By Christopher Marquis
Washington
New York Times
September 22, 2001

The Pentagon's top intelligence analyst for Cuba, accused of spying for the Havana government, identified American agents to Cuban officials and revealed details about a top secret intelligence gathering system, government officials said today.

The analyst, Ana Belen Montes of the Defense Intelligence Agency, was charged on Friday with providing secret information to Cuba for at least five years.

One indication of the level of trust that Ms. Montes enjoyed in Washington was a trip to Cuba she took in 1998 with two senior aides to Senator Jesse Helms, Republican of North Carolina, a fierce foe of President Fidel Castro of Cuba. Mr. Helms was chairman of the Senate Foreign Relations Committee at that time.

Ms. Montes is the highest American official accused of spying for Cuba. The case could go far in explaining how efforts by the United States to penetrate Cuba's tightly controlled society were thwarted in the last decade.

Ms. Montes, the chief Cuba analyst since 1992, was in a position to know "90 percent of what we're doing in Cuba on an intelligence front and everything we know about Cuba," said an official who follows Cuba. "It's the crown jewels, if you will."

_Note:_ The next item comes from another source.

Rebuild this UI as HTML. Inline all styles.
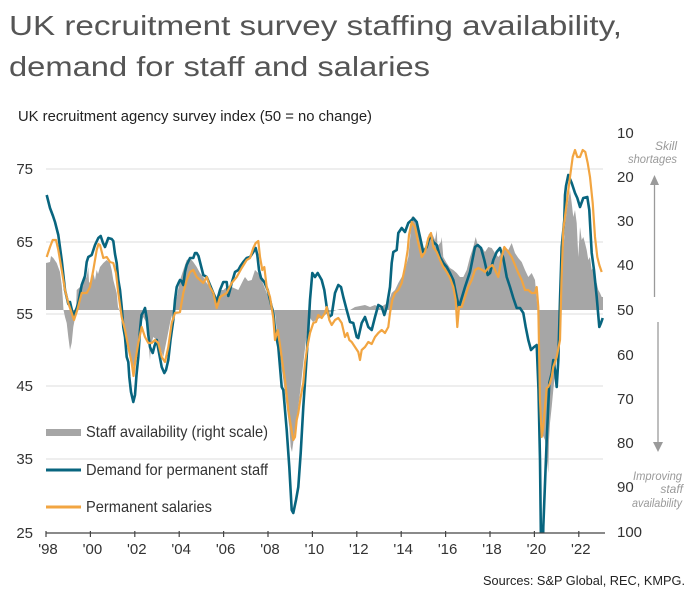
<!DOCTYPE html>
<html><head><meta charset="utf-8"><style>
html,body{margin:0;padding:0;background:#fff;}
svg{display:block;font-family:"Liberation Sans",sans-serif;}
</style></head><body>
<svg width="698" height="603" viewBox="0 0 698 603" xmlns="http://www.w3.org/2000/svg">
<defs><clipPath id="pc"><rect x="40" y="120" width="570" height="413"/></clipPath></defs>
<text x="9" y="35" font-size="28" fill="#555" textLength="613" lengthAdjust="spacingAndGlyphs">UK recruitment survey staffing availability,</text>
<text x="9" y="76" font-size="28" fill="#555" textLength="421" lengthAdjust="spacingAndGlyphs">demand for staff and salaries</text>
<text x="18" y="121" font-size="15" fill="#222" textLength="354" lengthAdjust="spacingAndGlyphs">UK recruitment agency survey index (50 = no change)</text>
<g stroke="#dddddd" stroke-width="1">
<line x1="46" y1="169" x2="603" y2="169"/><line x1="46" y1="242" x2="603" y2="242"/><line x1="46" y1="314" x2="603" y2="314"/><line x1="46" y1="386" x2="603" y2="386"/><line x1="46" y1="459" x2="603" y2="459"/>
</g>
<g clip-path="url(#pc)">
<polygon fill="#a6a6a6" points="46,310 46,263 50,262 51,256 53.3,258 56.7,263 60,272 61.7,285 62.7,297 63.5,310 65,317 66.7,323 68.3,337 70,350 71.7,343 73.3,327 75,318 76,310 76.7,290 80,287 83.3,280 86.7,277 88.3,267 89,282 90,283 93.3,273 95,280 96.7,270 98,274 100,267 103.3,263 106.7,260 110,263 111.7,270 113.3,280 116.7,293 118,307 120,312 123.3,323 126.7,340 130,353 133.3,367 136.7,353 140,327 143.3,317 146.7,323 150,360 151,345 153.3,337 156.7,340 160,347 163.3,357 166.7,340 170,323 173.3,310 176.7,297 180,280 183.3,270 186.7,260 190,258 193.3,262 196.7,267 200,273 203.3,277 206.7,283 210,287 213.3,290 216.7,297 220,290 223.3,290 226.7,287 231.7,287 238.3,290 243.3,280 245,277 248,281 251.7,280 255,270 258.3,273 261.7,280 266.7,293 270,300 273.3,308 275,313 276.7,330 280,357 283.3,380 286.7,407 289.3,427 290.7,447 292,452 294,437 296,423 298.3,407 300.7,387 303.3,363 306,340 308.3,323 310,318 313,322 316,320 320,318 325,315 330,312 340,309 350,310 355,307 360,306 365,305 370,307 375,305 380,308 384,305 388.3,303 391.7,293 395,290 398.3,283 401.7,277 405,270 408.3,257 410,240 411.7,217 413.3,216 415,220 418.3,233 421.7,247 425,250 428.3,237 431.7,233 435,240 436.7,230 437.5,246 441,242 441.7,237 443.3,257 446.7,263 450,268 453.3,270 456.7,273 460,277 463.3,277 466.7,270 470,257 473.3,247 475.7,237 478.3,247 481.7,247 485,252 488.3,247 491.7,248 495,253 498.3,257 501.7,253 505,247 508.3,250 511.7,243 515,253 518.3,258 521.7,262 525,270 528.3,277 531.7,273 535,280 537.7,310 538.3,313 540,407 541.7,433 545,440 546.7,457 548.3,473 549,440 550,423 551.7,407 553.3,390 555,373 556.7,357 558.3,340 560,320 561.7,297 563.3,250 565,227 566.7,210 568.3,200 570,190 571.7,203 573.3,217 575,210 576.7,223 578.3,257 580,227 581.7,240 583.3,237 585,243 586.7,250 588.3,260 590,257 591.7,270 593.3,267 595,277 596.7,283 598.3,290 600,293 601.7,297 603,297 603,310"/>
<polyline fill="none" stroke="#08657f" stroke-width="2.6" stroke-linejoin="round" points="46.7,195 50,208 53,216 55,222 58.3,235 61.7,260 65,290 68.3,304 70,302 73.3,316 76.7,308 78.3,303 81.7,285 85,276 86.7,262 88.3,257 91.7,255 95,245 98.3,238 100.7,236 103,243 105,247 108.3,238 111.7,239 113.3,241 115,254 116.7,263 118.3,280 120,290 121.7,307 123.3,327 125,337 126.7,357 128.3,362 129.3,377 131,392 133.3,402 135,395 136.5,375 138.3,357 140,330 141.5,315 143.3,312 145,308 146.7,318 148.3,335 150,347 152.7,353 154.5,346 156.7,340 158.5,350 161.7,367 164.3,373 166,370 168.3,360 170.5,340 173.3,320 175,300 176.7,287 178.5,283 180,280 181.5,281 183.3,285 185,272 186.7,265 190,258 193.3,258 195,253 196.7,253 198.5,256 200,262 203.3,275 206.7,277 210,285 213.3,293 216.7,302 220,290 223.3,282 226.7,282 228.3,296 230,290 231.7,283 235,272 238.3,270 240.5,266 243.3,262 246.7,258 250,257 253.3,252 255.7,248 257.3,255 259,270 261,278 264.3,282 267.7,290 271.7,307 273.3,313 275,330 278.3,347 281.7,387 283.3,390 286.7,430 289.3,467 291.7,510 293.3,513 296,500 298.3,487 300.7,453 303.3,407 306,367 308.3,330 310,300 312.3,273 315,277 317.7,273 321.7,280 324.3,290 326.7,307 329,317 331.7,315 335,293 338.3,285 341,287 343.3,297 346.7,310 350,322 353.3,323 356.7,337 358.3,338 361.7,323 365,317 368.3,327 371.7,330 375,317 378.3,305 381.7,307 384.3,315 386.7,307 390,287 391.7,263 393.3,252 396.7,250 398.3,233 401.7,228 405,232 408.3,223 411.7,220 413.3,218 416.7,222 420,237 423.3,252 426.7,247 430,235 433.3,242 436.7,245 440,257 443.3,263 446.7,267 450,273 453.3,280 456.7,297 459,307 461.7,298 465,287 470,272 475,247 477.7,245 481,248 484.3,260 487.7,275 490,273 493.3,260 496.7,252 500,248 503.3,258 506.7,277 510,287 513.3,298 516.7,308 520,308 523.3,313 525.7,327 528.3,340 531,350 534,347 536.7,345 538.5,390 540,460 541,545 543,545 543.3,527 546.7,440 549.3,383 551.7,373 553.3,360 555,370 556.7,387 558.3,360 560,300 561.7,247 564.3,220 565,195 566,186 568.3,175 571.7,183 575,193 577.3,198 580,207 583.3,198 587.3,197 589.3,210 591.7,253 594,270 596.7,297 599.3,327 601,323 602.7,318"/>
<polyline fill="none" stroke="#f2a541" stroke-width="2.2" stroke-linejoin="round" points="46.7,257 50,247 52.7,240 56,240 58.3,250 61.7,270 65,290 68.3,303 71.7,313 74,320 77.3,310 81.7,293 86.7,293 90,287 93.3,270 96.7,250 98.5,244 100,245 103.3,258 106.7,257 110,262 113.3,263 116,273 118.3,293 121.7,317 125,330 128.3,347 131.7,363 133.5,376 135,363 138.3,343 141.7,327 145,337 148.3,343 151.7,343 155,340 158.3,343 161.7,357 165,362 168.3,347 171.7,323 175,313 180,312 183.3,293 186.7,280 190,272 193.3,270 196.7,277 200,280 203.3,283 206.7,277 210,287 213.3,293 216.7,308 220,297 223.3,295 226.7,293 231.7,283 236.7,277 241.7,268 246.7,260 250,258 253.3,248 255.7,243 258.3,241 260,257 262.3,270 264.3,267 266.7,287 270,297 273.3,318 275,340 277.7,330 280,345 282.3,362 285,380 288.3,410 291,427 293.3,440 295,437 296.7,420 298.3,413 300.7,397 303.3,383 305,363 307.3,347 310,333 313.3,323 316,322 318.3,315 321.7,318 325,313 326.7,307 329.3,320 331.7,325 335,320 338.3,318 341.7,323 345,337 347.3,333 349.3,340 351.7,342 355,347 358.3,352 360,360 361.7,350 365,347 368.3,342 371.7,344 375,337 378.3,333 381.7,330 385,333 388.3,327 390,313 392.3,300 395,293 398.3,290 401.7,283 405,267 407.7,250 409,235 411.7,222 415,227 418.3,243 421.7,257 425,252 428.3,238 431,233 433.3,247 436.7,252 440,260 443.3,267 446.7,272 450,278 453.3,287 455.7,300 457.3,327 459,307 461.7,307 465,297 468.3,287 471.7,280 475,270 478.3,268 482.3,270 485,272 488.3,268 492.3,265 495,270 498.3,277 501.7,257 504.3,247 508.3,252 511.7,257 515,265 518.3,273 521.7,280 525,290 528.3,290 531.7,293 535,293 536.7,287 538.3,307 540,400 541.7,437 543.3,427 545,407 546.7,388 548.3,387 550,383 551.7,377 553.3,367 556.7,357 560,340 561.5,280 563.3,230 566.7,203 570,177 572.7,157 575,150 577.3,157 580,157 582.7,150 585.3,152 587.7,163 590,177 592.7,203 595,237 597.3,257 599.3,265 601.7,272"/>
</g>
<line x1="46" y1="533" x2="605" y2="533" stroke="#444" stroke-width="1.2"/>
<g stroke="#444" stroke-width="1.2">
<line x1="46" y1="531" x2="46" y2="537"/><line x1="90.4" y1="531" x2="90.4" y2="537"/><line x1="134.8" y1="531" x2="134.8" y2="537"/><line x1="179.2" y1="531" x2="179.2" y2="537"/><line x1="223.6" y1="531" x2="223.6" y2="537"/><line x1="268" y1="531" x2="268" y2="537"/><line x1="312.4" y1="531" x2="312.4" y2="537"/><line x1="356.8" y1="531" x2="356.8" y2="537"/><line x1="401.2" y1="531" x2="401.2" y2="537"/><line x1="445.6" y1="531" x2="445.6" y2="537"/><line x1="490" y1="531" x2="490" y2="537"/><line x1="534.4" y1="531" x2="534.4" y2="537"/><line x1="578.8" y1="531" x2="578.8" y2="537"/>
</g>
<g font-size="15" fill="#333" text-anchor="middle">
<text x="48" y="554">'98</text><text x="92.4" y="554">'00</text><text x="136.8" y="554">'02</text><text x="181.2" y="554">'04</text><text x="225.6" y="554">'06</text><text x="270" y="554">'08</text><text x="314.4" y="554">'10</text><text x="358.8" y="554">'12</text><text x="403.2" y="554">'14</text><text x="447.6" y="554">'16</text><text x="492" y="554">'18</text><text x="536.4" y="554">'20</text><text x="580.8" y="554">'22</text>
</g>
<g font-size="15" fill="#333" text-anchor="end">
<text x="33" y="174">75</text><text x="33" y="247">65</text><text x="33" y="319">55</text><text x="33" y="391">45</text><text x="33" y="464">35</text><text x="33" y="538">25</text>
</g>
<g font-size="15" fill="#333">
<text x="617" y="138">10</text><text x="617" y="182">20</text><text x="617" y="226">30</text><text x="617" y="270">40</text><text x="617" y="315">50</text><text x="617" y="360">60</text><text x="617" y="404">70</text><text x="617" y="448">80</text><text x="617" y="492">90</text><text x="617" y="537">100</text>
</g>
<rect x="46" y="429" width="35" height="7" fill="#a6a6a6"/>
<line x1="46" y1="470" x2="81" y2="470" stroke="#08657f" stroke-width="3"/>
<line x1="46" y1="507" x2="81" y2="507" stroke="#f2a541" stroke-width="3"/>
<g font-size="16" fill="#333">
<text x="86" y="437" textLength="182" lengthAdjust="spacingAndGlyphs">Staff availability (right scale)</text>
<text x="86" y="475" textLength="182" lengthAdjust="spacingAndGlyphs">Demand for permanent staff</text>
<text x="86" y="512" textLength="126" lengthAdjust="spacingAndGlyphs">Permanent salaries</text>
</g>
<g font-size="12" fill="#9a9a9a" font-style="italic" text-anchor="end">
<text x="677" y="150">Skill</text>
<text x="677" y="163" textLength="49" lengthAdjust="spacingAndGlyphs">shortages</text>
<text x="682" y="480" textLength="49" lengthAdjust="spacingAndGlyphs">Improving</text>
<text x="683" y="493">staff</text>
<text x="682" y="507" textLength="50" lengthAdjust="spacingAndGlyphs">availability</text>
</g>
<line x1="654.5" y1="297" x2="654.5" y2="184" stroke="#9a9a9a" stroke-width="1.3"/>
<polygon points="654.5,175 650,185 659,185" fill="#9a9a9a"/>
<line x1="658" y1="322" x2="658" y2="443" stroke="#9a9a9a" stroke-width="1.3"/>
<polygon points="658,452 653,442 663,442" fill="#9a9a9a"/>
<text x="685" y="585" font-size="13" fill="#222" text-anchor="end" textLength="202" lengthAdjust="spacingAndGlyphs">Sources: S&amp;P Global, REC, KMPG.</text>
</svg>
</body></html>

Among those secrets was an intelligence-gathering operation known as a "special access program" that was so secret that the F.B.I. withheld its details in the criminal complaint. In a message that the F.B.I. partly recovered from her home computer, Ms. Montes said she and one colleague were "the only ones in my office who know about the program," the complaint said.

Ms. Montes also informed the Havana government when undercover American intelligence agents visited Cuba, compromising their contacts on the island, officials said.

Ms. Montes, who is 44 and single, was a fixture in foreign policy circles related to Cuba. Born at an American military base in Nuremberg, Germany, she graduated from the University of Virginia in 1979 and received a master's degree from the Johns Hopkins School of Advanced International Studies in 1988, the complaint said. In 1985, she was hired by the Defense Intelligence Agency, which provides Pentagon planners with information about foreign countries.

In 1990, Ms. Montes was one of several military intelligence officials who briefed Violeta Chamorro, then the new president of Nicaragua, about the activities and assets of the Cuban-backed Sandinista military, one participant in the briefing said.

Ms. Montes communicated with Cuban intelligence officials through coded computer and telephone contacts, the complaint said. She received instructions in numeric signals by short-wave radio broadcasts, it said.

The F.B.I. began watching her in May and built its case against her largely from materials retrieved from her home computer.

Appearing before a United States magistrate in Washington on Friday, Ms. Montes entered no plea. She is being held without bond.